Hall had a long career, both after and before the 90s, frequently working on the stage, citing a different American President, JFK, as responsible for his career in the form of the American Repertory Company. But it is difficult not to pinpoint his three collaborations with Paul Thomas Anderson in the mid-to-late 90s as his film career’s seismic events. Deeming Hall as a Dietrich or a Mifune to PTA’s von Sternberg or Kurosawa might be laying it on thick, but the duo still made for a fairly extraordinary pair. Indeed, leave it to PTA to watch Martin Brest’s “Midnight Run” (1988) and fixate not on Grodin nor DeNiro nor even Dennis Farina as a mob moss but the mob moss’s advisor associate, Sydney, played by Hall. Come to think of it, maybe that’s what Anderson meant by greatest American, the other guy, the one giving sound advice that goes unheeded. 

Anderson’s “Hard Eight” was originally titled “Sydney,” revealing it as a vehicle for Hall, where in taking a couple stone cold losers (John C. Reilly, Gwyneth Paltrow) under his wing in Reno, his professional gambler demonstrates that “human beings,” to quote Charlie Pierce writing about a different Nevada icon Jerry Tarkanian, “can be the longest shot on the board.” The real experience of “Hard Eight,” however, was in watching Hall go about his business just as the thrill of so many Humphrey Bogart movies was watching Bogey go about his business. “From hotel room to casino to restaurant booth to his car,” Richard T. Jameson wrote in purple prose that was no less apropos for Film Comment, “(Sydney) makes his Nevada rounds like a Flying Dutchman without an opera; just to watch him walk among the gaming tables, his gait even, imperturbable, is one of the privileged moments of the cinema.”

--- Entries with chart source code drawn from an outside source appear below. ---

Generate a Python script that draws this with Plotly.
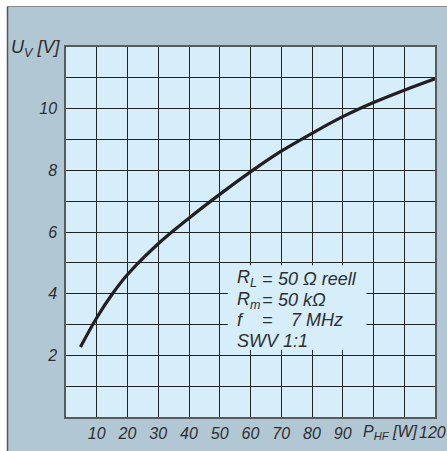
import plotly.graph_objects as go

# Data
power_w = [4.7, 10, 15, 20, 30, 40, 50, 60, 70, 80, 90, 100, 110, 120]
voltage_v = [2.27, 3.22, 3.98, 4.62, 5.62, 6.45, 7.22, 7.95, 8.62, 9.2, 9.74, 10.2, 10.6, 10.97]

x_ticks = [10, 20, 30, 40, 50, 60, 70, 80, 90]
y_ticks = [2, 4, 6, 8, 10]

legend_left = ["R<sub>L</sub>", "R<sub>m</sub>", "f", "SWV 1:1"]
legend_eq = ["=", "=", "=", ""]
legend_right = ["50 Ω reell", "50 kΩ", "7 MHz", ""]

BG = "rgb(177,199,211)"
PLOT_BG = "rgb(214,237,250)"
TXT = "#2e2e2e"
FONT = "Liberation Sans, Arial, sans-serif"

fig = go.Figure()
fig.add_trace(go.Scatter(
    x=power_w, y=voltage_v, mode="lines",
    line=dict(color="#231f20", width=3.2, shape="spline", smoothing=1.0),
    hoverinfo="skip", showlegend=False,
))

axis_common = dict(
    showgrid=True, gridcolor="#222222", gridwidth=1.2,
    showline=True, mirror=True, linecolor="#5a5a5a", linewidth=1.5,
    zeroline=False, ticks="outside", tickcolor="rgba(0,0,0,0)",
    tickfont=dict(family=FONT, size=16, color=TXT, style="italic"),
    fixedrange=True, automargin=False,
)

fig.update_xaxes(range=[0, 120], tickvals=x_ticks, ticklen=1, **axis_common)
fig.update_yaxes(range=[0, 12], tickvals=y_ticks, ticklen=4, **axis_common)
fig.update_xaxes(minor=dict(dtick=10, tick0=0, showgrid=True, gridcolor="#222222", gridwidth=1.2))
fig.update_yaxes(minor=dict(dtick=1, tick0=0, showgrid=True, gridcolor="#222222", gridwidth=1.2))

shapes = []
# Text box background covering gridlines
shapes.append(dict(type="rect", xref="x", yref="y", x0=52.6, x1=97.7, y0=2.17, y1=4.92,
                   fillcolor=PLOT_BG, line=dict(width=0), layer="above"))
# White outer margins and frame lines
shapes.append(dict(type="rect", xref="paper", yref="paper", x0=-0.25, x1=(7 - 66) / 369,
                   y0=-0.2, y1=1.2, fillcolor="white", line=dict(width=0), layer="above"))
shapes.append(dict(type="rect", xref="paper", yref="paper", x0=-0.25, x1=1.1,
                   y0=(417 - 6) / 370, y1=1.2, fillcolor="white", line=dict(width=0), layer="above"))
shapes.append(dict(type="line", xref="paper", yref="paper", x0=(7.5 - 66) / 369, x1=(7.5 - 66) / 369,
                   y0=-0.2, y1=(417 - 6.5) / 370, line=dict(color="#555555", width=1.5), layer="above"))
shapes.append(dict(type="line", xref="paper", yref="paper", x0=(7.5 - 66) / 369, x1=1.1,
                   y0=(417 - 6.5) / 370, y1=(417 - 6.5) / 370, line=dict(color="#8a8a8a", width=1.2), layer="above"))

annotations = []
afont = dict(family=FONT, size=18, color=TXT, style="italic")
line_y = [4.49, 3.79, 3.14, 2.47]
right_x = [68.4, 68.4, 72.5, None]
for i in range(4):
    annotations.append(dict(x=54.8, y=line_y[i], xref="x", yref="y", text=legend_left[i],
                            showarrow=False, xanchor="left", yanchor="middle", font=afont))
    if legend_eq[i]:
        annotations.append(dict(x=65.6, y=line_y[i], xref="x", yref="y", text=legend_eq[i],
                                showarrow=False, xanchor="center", yanchor="middle", font=afont))
    if legend_right[i]:
        annotations.append(dict(x=right_x[i], y=line_y[i], xref="x", yref="y",
                                text=legend_right[i], showarrow=False, xanchor="left",
                                yanchor="middle", font=afont))

tfont = dict(family=FONT, size=16, color=TXT, style="italic")
annotations.append(dict(x=0, y=1, xref="paper", yref="paper", text="U<sub>V</sub> [V]",
                        showarrow=False, xanchor="right", yanchor="middle", xshift=-4, yshift=-1,
                        font=dict(family=FONT, size=18, color=TXT, style="italic")))
annotations.append(dict(x=105.5, y=-0.0432, xref="x", yref="paper", text="P<sub>HF</sub> [W]",
                        showarrow=False, xanchor="center", yanchor="middle", font=tfont))
annotations.append(dict(x=1, y=-0.0432, xref="paper", yref="paper", text="120",
                        showarrow=False, xanchor="right", yanchor="middle", xshift=13, font=tfont))

fig.update_layout(
    width=447, height=451,
    margin=dict(l=66, r=12, t=47, b=34, pad=0),
    paper_bgcolor=BG, plot_bgcolor=PLOT_BG,
    shapes=shapes, annotations=annotations,
    showlegend=False,
)

fig.write_html("out.html", config=dict(displayModeBar=False),
               post_script="document.body.style.margin='0';document.body.style.overflow='hidden';")
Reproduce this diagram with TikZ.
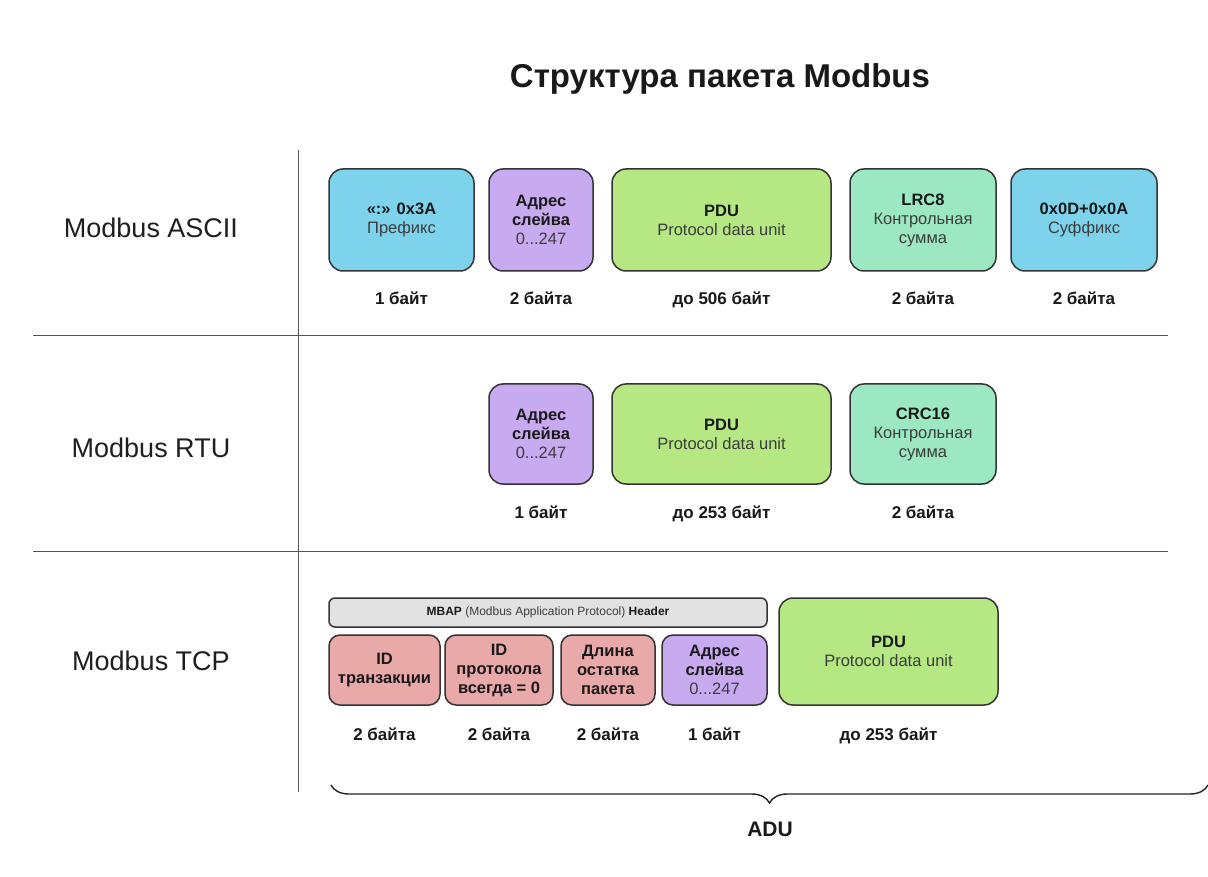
\documentclass[tikz,border=0pt]{standalone}
\usepackage{fontspec}
\setmainfont{Liberation Sans}
\usetikzlibrary{decorations.pathreplacing}
\definecolor{cblue}{HTML}{7ED3EC}
\definecolor{cpurple}{HTML}{C8AAF0}
\definecolor{cgreen}{HTML}{B5E882}
\definecolor{cmint}{HTML}{9CE8C2}
\definecolor{cpink}{HTML}{EAA9A9}
\definecolor{cgray}{HTML}{E2E2E2}
\definecolor{subgray}{HTML}{3C3C3C}
\definecolor{edge}{HTML}{333333}
\definecolor{sepline}{HTML}{555555}
\newcommand\subtxt[1]{{\color{subgray}\mdseries #1}}
\begin{document}
\begin{tikzpicture}[x=1pt,y=-1pt,
  fieldbox/.style={draw=edge, line width=1.5pt, rounded corners=14pt, align=center, inner sep=0pt,
    font=\fontsize{16.5}{19}\selectfont\bfseries, text=black!90},
  smallbox/.style={fieldbox, rounded corners=11pt},
  sizelabel/.style={anchor=base, font=\fontsize{17}{19}\selectfont\bfseries, text=black!90},
  rowlabel/.style={font=\fontsize{27}{30}\selectfont, text=black!88},
  sep/.style={draw=sepline, line width=0.9pt}]
\useasboundingbox[fill=white] (0,0) rectangle (1208,877);

\node[anchor=base, font=\fontsize{33}{36}\selectfont\bfseries, text=black!90] (title) at (720,88) {Структура пакета Modbus};

% separators
\coordinate (vtop) at (298,150);
\coordinate (vbot) at (298,792);
\coordinate (h1l) at (33,335);
\coordinate (h1r) at (1168,335);
\coordinate (h2l) at (33,551);
\coordinate (h2r) at (1168,551);
\draw[sep] (vtop) -- (vbot);
\draw[sep] (h1l) -- (h1r);
\draw[sep] (h2l) -- (h2r);

% row labels
\node[rowlabel] (lascii) at (151,228) {Modbus ASCII};
\node[rowlabel] (lrtu) at (151,448) {Modbus RTU};
\node[rowlabel] (ltcp) at (151,661) {Modbus TCP};

% ASCII row
\node[fieldbox, fill=cblue, minimum width=145pt, minimum height=102pt] (a1) at (401.5,220) {«:» 0x3A\\\subtxt{Префикс}};
\node[fieldbox, fill=cpurple, minimum width=104pt, minimum height=102pt] (a2) at (541,220) {Адрес\\слейва\\\subtxt{0...247}};
\node[fieldbox, fill=cgreen, minimum width=219pt, minimum height=102pt] (a3) at (721.5,220) {PDU\\\subtxt{Protocol data unit}};
\node[fieldbox, fill=cmint, minimum width=146pt, minimum height=102pt] (a4) at (923,220) {LRC8\\\subtxt{Контрольная}\\\subtxt{сумма}};
\node[fieldbox, fill=cblue, minimum width=146pt, minimum height=102pt] (a5) at (1084,220) {0x0D+0x0A\\\subtxt{Суффикс}};
\node[sizelabel] (sa1) at (401.5,305) {1 байт};
\node[sizelabel] (sa2) at (541,305) {2 байта};
\node[sizelabel] (sa3) at (721.5,305) {до 506 байт};
\node[sizelabel] (sa4) at (923,305) {2 байта};
\node[sizelabel] (sa5) at (1084,305) {2 байта};

% RTU row
\node[fieldbox, fill=cpurple, minimum width=104pt, minimum height=100pt] (r1) at (541,434) {Адрес\\слейва\\\subtxt{0...247}};
\node[fieldbox, fill=cgreen, minimum width=219pt, minimum height=100pt] (r2) at (721.5,434) {PDU\\\subtxt{Protocol data unit}};
\node[fieldbox, fill=cmint, minimum width=146pt, minimum height=100pt] (r3) at (923,434) {CRC16\\\subtxt{Контрольная}\\\subtxt{сумма}};
\node[sizelabel] (sr1) at (541,518) {1 байт};
\node[sizelabel] (sr2) at (721.5,518) {до 253 байт};
\node[sizelabel] (sr3) at (923,518) {2 байта};

% TCP row
\node[fieldbox, fill=cgray, rounded corners=6pt, minimum width=438pt, minimum height=29pt,
  font=\fontsize{12}{14}\selectfont] (mbap) at (548,612.5) {\textbf{MBAP} \subtxt{(Modbus Application Protocol)} \textbf{Header}};
\node[smallbox, fill=cpink, minimum width=111pt, minimum height=70pt] (t1) at (384.5,670) {ID\\транзакции};
\node[smallbox, fill=cpink, minimum width=108pt, minimum height=70pt] (t2) at (499,670) {ID\\протокола\\всегда = 0};
\node[smallbox, fill=cpink, minimum width=94pt, minimum height=70pt] (t3) at (608,670) {Длина\\остатка\\пакета};
\node[smallbox, fill=cpurple, minimum width=105pt, minimum height=70pt] (t4) at (714.5,670) {Адрес\\слейва\\\subtxt{0...247}};
\node[fieldbox, fill=cgreen, minimum width=219pt, minimum height=107pt] (t5) at (888.5,651.5) {PDU\\\subtxt{Protocol data unit}};
\node[sizelabel] (st1) at (384.5,740) {2 байта};
\node[sizelabel] (st2) at (499,740) {2 байта};
\node[sizelabel] (st3) at (608,740) {2 байта};
\node[sizelabel] (st4) at (714.5,740) {1 байт};
\node[sizelabel] (st5) at (888.5,740) {до 253 байт};

% ADU brace
\coordinate (bl) at (331,785);
\coordinate (br) at (1208,785);
\draw[decorate, decoration={brace, mirror, amplitude=18pt}, line width=1.4pt, draw=black!85] (bl) -- (br);
\node[font=\fontsize{21}{24}\selectfont\bfseries, text=black!90] (adu) at (770,829) {ADU};
\end{tikzpicture}
\end{document}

A year later Hall was featured in PTA’s “Boogie Nights” as an adult film theater impresario who views videotape as the future rather than film much to the consternation of self-professed filmmaker Jack Horner (Burt Reynolds). There, Hall adopted a different voice, giving it a showy kick, not an accent exactly but putting on vocal airs, a venture capitalist as a Megachurch pastor, or something, improbably embodying America’s original recipe of manifest destiny, bean counting, and flimflam. Their final collaboration came at the end of the millennium in the massive “Magnolia,” where Hall’s familiar veracity was fittingly turned inside-out ahead of this so-far upside-down new century. Hall is Jimmy Gator, host of a kids quiz show, a delicious irony in so much as he is a man who literally has all the answers in his hand and none for the wreckage of his life. One part of a complicated mosaic, his storyline finds his public persona finally crumbling under the weight of his private one, brought home in a scene where Jimmy suffers a brief psychological break as he rambles on and on, collapsing on live TV, a wrenching evocation of a man who emotionally no longer has any place left to hide.

Philip Baker Hall died on Sunday June 12, 2022. He was 90.